How does the existence of introns change our view of the gene? Following splicing, the exons are always joined together in the same order in which they lie in DNA. So the colinearity of gene and protein is maintained between the individual exons and the corresponding parts of the protein chain.
Figure 2.2 shows that the order of mutations in the gene remains the same as the order of amino acid replacements in the protein. But the distances in the gene do not correspond at all with the distances in the protein. Genetic distances, as seen on a recombination map, have no relationship to the distances between the corresponding points in the protein. The length of the gene is defined by the length of the initial (precursor) RNA instead of by the length of the messenger RNA.

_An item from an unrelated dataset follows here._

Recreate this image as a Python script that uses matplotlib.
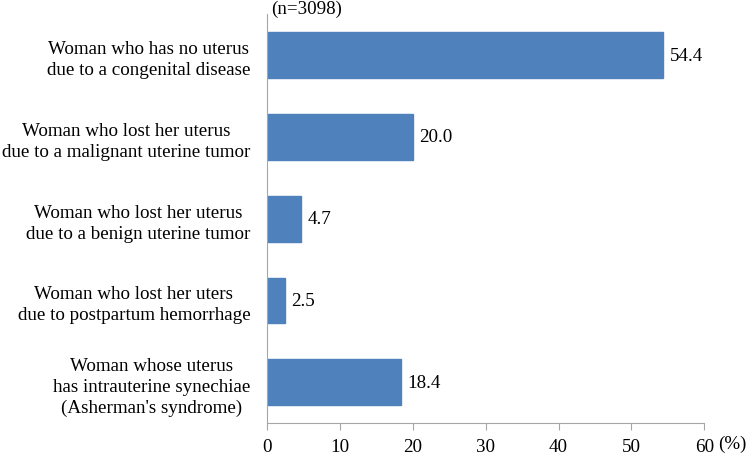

All the exons are represented on the same molecule of RNA, and their splicing together occurs only as an intramolecular reaction. There is usually no joining of exons carried by different RNA molecules, so the mechanism excludes any splicing together of sequences representing different alleles. Mutations located in different exons of a gene cannot complement one another; thus they continue to be defined as members of the same complementation group.
Mutations that directly affect the sequence of a protein must lie in exons. What are the effects of mutations in the introns? Since the introns are not part of the messenger RNA, mutations in them cannot directly affect protein structure. However, they can prevent the production of the messenger RNA?for example, by inhibiting the splicing together of exons. A mutation of this sort acts only on the allele that carries it. So it fails to complement any other mutation in that allele, and constitutes part of the same complementation group as the exons.
Mutations that affect splicing are usually deleterious. The majority are single base substitutions at the junctions between introns and exons. They may cause an exon to be left out of the product, cause an intron to be included, or make splicing occur at an aberrant site. The most common result is to introduce a termination codon that results in truncation of the protein sequence. About 15% of the point mutations that cause human diseases are caused by disruption of splicing (for review see Faustino and Cooper, 2003).
Eukaryotic genes are not necessarily interrupted. Some correspond directly with the protein product in the same manner as prokaryotic genes. In yeast, most genes are uninterrupted. In higher eukaryotes, most genes are interrupted; and the introns are usually much longer than exons, creating genes that are very much larger than their coding regions (for review see Breathnach and Chambon, 1981).